→ **THE TASK**: In your copy, include every line of the listing below exactly but none of the pictures.
┄┄┄┄┄┄┄┄┄┄┄┄┄┄┄┄┄┄┄┄
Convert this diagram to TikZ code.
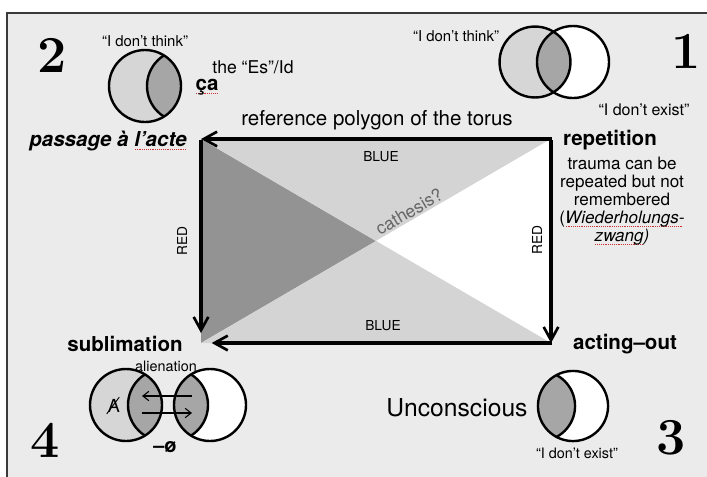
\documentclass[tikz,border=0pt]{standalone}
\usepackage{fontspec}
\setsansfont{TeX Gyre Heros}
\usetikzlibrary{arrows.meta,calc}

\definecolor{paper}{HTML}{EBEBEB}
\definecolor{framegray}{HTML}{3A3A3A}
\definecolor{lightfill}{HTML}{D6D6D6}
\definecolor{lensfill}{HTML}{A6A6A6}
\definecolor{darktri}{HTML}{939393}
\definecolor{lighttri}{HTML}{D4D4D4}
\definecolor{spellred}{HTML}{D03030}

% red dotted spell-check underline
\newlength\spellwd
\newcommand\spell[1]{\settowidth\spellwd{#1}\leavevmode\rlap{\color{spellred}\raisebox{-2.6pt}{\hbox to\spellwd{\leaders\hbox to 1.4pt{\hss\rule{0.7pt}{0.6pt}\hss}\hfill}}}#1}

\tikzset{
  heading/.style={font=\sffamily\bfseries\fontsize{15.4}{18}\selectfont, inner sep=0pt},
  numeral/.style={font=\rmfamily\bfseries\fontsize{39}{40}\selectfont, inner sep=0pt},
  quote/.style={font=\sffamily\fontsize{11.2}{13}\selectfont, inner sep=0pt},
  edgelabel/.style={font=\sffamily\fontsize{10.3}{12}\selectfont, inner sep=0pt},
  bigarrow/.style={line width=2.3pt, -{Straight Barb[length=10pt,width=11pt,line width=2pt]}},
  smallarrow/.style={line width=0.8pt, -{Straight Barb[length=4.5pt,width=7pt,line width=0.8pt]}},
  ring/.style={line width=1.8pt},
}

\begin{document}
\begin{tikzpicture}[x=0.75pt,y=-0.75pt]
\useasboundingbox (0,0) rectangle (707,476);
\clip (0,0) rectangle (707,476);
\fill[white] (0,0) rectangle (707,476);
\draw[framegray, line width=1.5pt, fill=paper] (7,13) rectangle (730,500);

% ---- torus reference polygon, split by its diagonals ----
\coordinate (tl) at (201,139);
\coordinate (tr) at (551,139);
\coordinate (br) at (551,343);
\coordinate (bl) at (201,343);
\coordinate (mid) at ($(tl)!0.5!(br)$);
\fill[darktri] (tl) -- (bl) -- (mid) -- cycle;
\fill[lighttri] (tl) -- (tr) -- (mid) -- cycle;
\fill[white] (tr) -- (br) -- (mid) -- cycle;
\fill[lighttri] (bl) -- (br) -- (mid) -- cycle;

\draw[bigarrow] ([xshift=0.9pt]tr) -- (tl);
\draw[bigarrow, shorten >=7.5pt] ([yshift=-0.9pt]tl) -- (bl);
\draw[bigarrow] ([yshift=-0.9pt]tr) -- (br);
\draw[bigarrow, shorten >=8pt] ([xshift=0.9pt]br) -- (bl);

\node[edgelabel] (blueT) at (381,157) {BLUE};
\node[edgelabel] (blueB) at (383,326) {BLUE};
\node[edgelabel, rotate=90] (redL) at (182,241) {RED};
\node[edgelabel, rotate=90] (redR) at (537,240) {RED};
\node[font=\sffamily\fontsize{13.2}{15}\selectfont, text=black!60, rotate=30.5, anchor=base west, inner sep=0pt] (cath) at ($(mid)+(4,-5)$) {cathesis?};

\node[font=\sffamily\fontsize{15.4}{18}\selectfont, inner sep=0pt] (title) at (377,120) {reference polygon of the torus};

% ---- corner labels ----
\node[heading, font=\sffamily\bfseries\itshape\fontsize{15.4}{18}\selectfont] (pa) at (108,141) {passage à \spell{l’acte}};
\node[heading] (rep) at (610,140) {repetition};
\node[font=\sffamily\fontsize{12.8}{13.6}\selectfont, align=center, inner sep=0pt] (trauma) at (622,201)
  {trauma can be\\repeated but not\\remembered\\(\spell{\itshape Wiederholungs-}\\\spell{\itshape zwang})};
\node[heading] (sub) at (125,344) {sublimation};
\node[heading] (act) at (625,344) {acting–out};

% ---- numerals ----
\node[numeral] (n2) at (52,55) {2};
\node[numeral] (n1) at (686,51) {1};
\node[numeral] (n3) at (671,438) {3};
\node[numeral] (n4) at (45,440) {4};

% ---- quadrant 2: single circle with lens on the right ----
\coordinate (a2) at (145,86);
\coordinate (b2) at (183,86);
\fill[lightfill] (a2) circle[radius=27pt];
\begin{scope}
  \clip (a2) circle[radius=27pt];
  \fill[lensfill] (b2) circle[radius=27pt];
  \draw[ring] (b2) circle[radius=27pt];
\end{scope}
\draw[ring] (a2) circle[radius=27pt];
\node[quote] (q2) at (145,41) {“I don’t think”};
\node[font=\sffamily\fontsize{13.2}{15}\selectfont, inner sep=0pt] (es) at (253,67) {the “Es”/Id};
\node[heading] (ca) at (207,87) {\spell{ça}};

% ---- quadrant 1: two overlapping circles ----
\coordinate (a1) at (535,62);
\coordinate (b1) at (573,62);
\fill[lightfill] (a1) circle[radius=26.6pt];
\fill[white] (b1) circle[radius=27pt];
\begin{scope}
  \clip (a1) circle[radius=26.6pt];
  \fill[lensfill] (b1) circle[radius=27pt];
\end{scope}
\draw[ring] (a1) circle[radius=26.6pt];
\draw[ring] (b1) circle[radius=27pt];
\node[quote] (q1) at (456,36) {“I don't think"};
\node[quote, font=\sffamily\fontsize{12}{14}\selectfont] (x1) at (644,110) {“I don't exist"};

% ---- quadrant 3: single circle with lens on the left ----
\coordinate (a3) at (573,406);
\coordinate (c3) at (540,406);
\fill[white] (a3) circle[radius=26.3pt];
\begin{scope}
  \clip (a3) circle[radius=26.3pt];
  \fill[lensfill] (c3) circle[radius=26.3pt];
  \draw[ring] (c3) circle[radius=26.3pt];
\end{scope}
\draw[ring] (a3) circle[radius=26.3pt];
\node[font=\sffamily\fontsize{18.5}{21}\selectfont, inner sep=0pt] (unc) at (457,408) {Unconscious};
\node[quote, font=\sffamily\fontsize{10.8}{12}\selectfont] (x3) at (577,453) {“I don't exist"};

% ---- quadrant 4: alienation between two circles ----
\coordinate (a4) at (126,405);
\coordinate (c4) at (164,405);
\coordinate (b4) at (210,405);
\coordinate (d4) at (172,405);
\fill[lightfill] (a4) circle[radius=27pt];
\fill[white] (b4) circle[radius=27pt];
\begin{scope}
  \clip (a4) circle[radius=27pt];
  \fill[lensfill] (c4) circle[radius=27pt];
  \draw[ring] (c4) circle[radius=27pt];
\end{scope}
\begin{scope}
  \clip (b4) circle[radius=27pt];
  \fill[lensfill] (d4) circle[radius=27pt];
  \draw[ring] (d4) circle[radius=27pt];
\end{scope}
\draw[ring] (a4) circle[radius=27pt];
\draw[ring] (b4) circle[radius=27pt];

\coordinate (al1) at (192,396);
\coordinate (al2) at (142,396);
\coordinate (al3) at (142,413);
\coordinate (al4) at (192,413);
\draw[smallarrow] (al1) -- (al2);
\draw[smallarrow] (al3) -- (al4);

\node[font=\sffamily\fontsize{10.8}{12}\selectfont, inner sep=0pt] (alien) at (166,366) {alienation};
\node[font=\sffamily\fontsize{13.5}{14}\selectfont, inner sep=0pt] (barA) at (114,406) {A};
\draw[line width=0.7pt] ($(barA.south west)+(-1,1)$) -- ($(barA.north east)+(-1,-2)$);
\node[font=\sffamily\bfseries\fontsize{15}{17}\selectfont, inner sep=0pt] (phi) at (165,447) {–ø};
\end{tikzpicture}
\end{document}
┄┄┄┄┄┄┄┄┄┄┄┄┄┄┄┄┄┄┄┄
→ **EXERCISE SOLUTION**:
Convert this diagram to TikZ code.
\documentclass[tikz,border=0pt]{standalone}
\usepackage{fontspec}
\setsansfont{TeX Gyre Heros}
\usetikzlibrary{arrows.meta,calc}

\definecolor{paper}{HTML}{EBEBEB}
\definecolor{framegray}{HTML}{3A3A3A}
\definecolor{lightfill}{HTML}{D6D6D6}
\definecolor{lensfill}{HTML}{A6A6A6}
\definecolor{darktri}{HTML}{939393}
\definecolor{lighttri}{HTML}{D4D4D4}
\definecolor{spellred}{HTML}{D03030}

% red dotted spell-check underline
\newlength\spellwd
\newcommand\spell[1]{\settowidth\spellwd{#1}\leavevmode\rlap{\color{spellred}\raisebox{-2.6pt}{\hbox to\spellwd{\leaders\hbox to 1.4pt{\hss\rule{0.7pt}{0.6pt}\hss}\hfill}}}#1}

\tikzset{
  heading/.style={font=\sffamily\bfseries\fontsize{15.4}{18}\selectfont, inner sep=0pt},
  numeral/.style={font=\rmfamily\bfseries\fontsize{39}{40}\selectfont, inner sep=0pt},
  quote/.style={font=\sffamily\fontsize{11.2}{13}\selectfont, inner sep=0pt},
  edgelabel/.style={font=\sffamily\fontsize{10.3}{12}\selectfont, inner sep=0pt},
  bigarrow/.style={line width=2.3pt, -{Straight Barb[length=10pt,width=11pt,line width=2pt]}},
  smallarrow/.style={line width=0.8pt, -{Straight Barb[length=4.5pt,width=7pt,line width=0.8pt]}},
  ring/.style={line width=1.8pt},
}

\begin{document}
\begin{tikzpicture}[x=0.75pt,y=-0.75pt]
\useasboundingbox (0,0) rectangle (707,476);
\clip (0,0) rectangle (707,476);
\fill[white] (0,0) rectangle (707,476);
\draw[framegray, line width=1.5pt, fill=paper] (7,13) rectangle (730,500);

% ---- torus reference polygon, split by its diagonals ----
\coordinate (tl) at (201,139);
\coordinate (tr) at (551,139);
\coordinate (br) at (551,343);
\coordinate (bl) at (201,343);
\coordinate (mid) at ($(tl)!0.5!(br)$);
\fill[darktri] (tl) -- (bl) -- (mid) -- cycle;
\fill[lighttri] (tl) -- (tr) -- (mid) -- cycle;
\fill[white] (tr) -- (br) -- (mid) -- cycle;
\fill[lighttri] (bl) -- (br) -- (mid) -- cycle;

\draw[bigarrow] ([xshift=0.9pt]tr) -- (tl);
\draw[bigarrow, shorten >=7.5pt] ([yshift=-0.9pt]tl) -- (bl);
\draw[bigarrow] ([yshift=-0.9pt]tr) -- (br);
\draw[bigarrow, shorten >=8pt] ([xshift=0.9pt]br) -- (bl);

\node[edgelabel] (blueT) at (381,157) {BLUE};
\node[edgelabel] (blueB) at (383,326) {BLUE};
\node[edgelabel, rotate=90] (redL) at (182,241) {RED};
\node[edgelabel, rotate=90] (redR) at (537,240) {RED};
\node[font=\sffamily\fontsize{13.2}{15}\selectfont, text=black!60, rotate=30.5, anchor=base west, inner sep=0pt] (cath) at ($(mid)+(4,-5)$) {cathesis?};

\node[font=\sffamily\fontsize{15.4}{18}\selectfont, inner sep=0pt] (title) at (377,120) {reference polygon of the torus};

% ---- corner labels ----
\node[heading, font=\sffamily\bfseries\itshape\fontsize{15.4}{18}\selectfont] (pa) at (108,141) {passage à \spell{l’acte}};
\node[heading] (rep) at (610,140) {repetition};
\node[font=\sffamily\fontsize{12.8}{13.6}\selectfont, align=center, inner sep=0pt] (trauma) at (622,201)
  {trauma can be\\repeated but not\\remembered\\(\spell{\itshape Wiederholungs-}\\\spell{\itshape zwang})};
\node[heading] (sub) at (125,344) {sublimation};
\node[heading] (act) at (625,344) {acting–out};

% ---- numerals ----
\node[numeral] (n2) at (52,55) {2};
\node[numeral] (n1) at (686,51) {1};
\node[numeral] (n3) at (671,438) {3};
\node[numeral] (n4) at (45,440) {4};

% ---- quadrant 2: single circle with lens on the right ----
\coordinate (a2) at (145,86);
\coordinate (b2) at (183,86);
\fill[lightfill] (a2) circle[radius=27pt];
\begin{scope}
  \clip (a2) circle[radius=27pt];
  \fill[lensfill] (b2) circle[radius=27pt];
  \draw[ring] (b2) circle[radius=27pt];
\end{scope}
\draw[ring] (a2) circle[radius=27pt];
\node[quote] (q2) at (145,41) {“I don’t think”};
\node[font=\sffamily\fontsize{13.2}{15}\selectfont, inner sep=0pt] (es) at (253,67) {the “Es”/Id};
\node[heading] (ca) at (207,87) {\spell{ça}};

% ---- quadrant 1: two overlapping circles ----
\coordinate (a1) at (535,62);
\coordinate (b1) at (573,62);
\fill[lightfill] (a1) circle[radius=26.6pt];
\fill[white] (b1) circle[radius=27pt];
\begin{scope}
  \clip (a1) circle[radius=26.6pt];
  \fill[lensfill] (b1) circle[radius=27pt];
\end{scope}
\draw[ring] (a1) circle[radius=26.6pt];
\draw[ring] (b1) circle[radius=27pt];
\node[quote] (q1) at (456,36) {“I don't think"};
\node[quote, font=\sffamily\fontsize{12}{14}\selectfont] (x1) at (644,110) {“I don't exist"};

% ---- quadrant 3: single circle with lens on the left ----
\coordinate (a3) at (573,406);
\coordinate (c3) at (540,406);
\fill[white] (a3) circle[radius=26.3pt];
\begin{scope}
  \clip (a3) circle[radius=26.3pt];
  \fill[lensfill] (c3) circle[radius=26.3pt];
  \draw[ring] (c3) circle[radius=26.3pt];
\end{scope}
\draw[ring] (a3) circle[radius=26.3pt];
\node[font=\sffamily\fontsize{18.5}{21}\selectfont, inner sep=0pt] (unc) at (457,408) {Unconscious};
\node[quote, font=\sffamily\fontsize{10.8}{12}\selectfont] (x3) at (577,453) {“I don't exist"};

% ---- quadrant 4: alienation between two circles ----
\coordinate (a4) at (126,405);
\coordinate (c4) at (164,405);
\coordinate (b4) at (210,405);
\coordinate (d4) at (172,405);
\fill[lightfill] (a4) circle[radius=27pt];
\fill[white] (b4) circle[radius=27pt];
\begin{scope}
  \clip (a4) circle[radius=27pt];
  \fill[lensfill] (c4) circle[radius=27pt];
  \draw[ring] (c4) circle[radius=27pt];
\end{scope}
\begin{scope}
  \clip (b4) circle[radius=27pt];
  \fill[lensfill] (d4) circle[radius=27pt];
  \draw[ring] (d4) circle[radius=27pt];
\end{scope}
\draw[ring] (a4) circle[radius=27pt];
\draw[ring] (b4) circle[radius=27pt];

\coordinate (al1) at (192,396);
\coordinate (al2) at (142,396);
\coordinate (al3) at (142,413);
\coordinate (al4) at (192,413);
\draw[smallarrow] (al1) -- (al2);
\draw[smallarrow] (al3) -- (al4);

\node[font=\sffamily\fontsize{10.8}{12}\selectfont, inner sep=0pt] (alien) at (166,366) {alienation};
\node[font=\sffamily\fontsize{13.5}{14}\selectfont, inner sep=0pt] (barA) at (114,406) {A};
\draw[line width=0.7pt] ($(barA.south west)+(-1,1)$) -- ($(barA.north east)+(-1,-2)$);
\node[font=\sffamily\bfseries\fontsize{15}{17}\selectfont, inner sep=0pt] (phi) at (165,447) {–ø};
\end{tikzpicture}
\end{document}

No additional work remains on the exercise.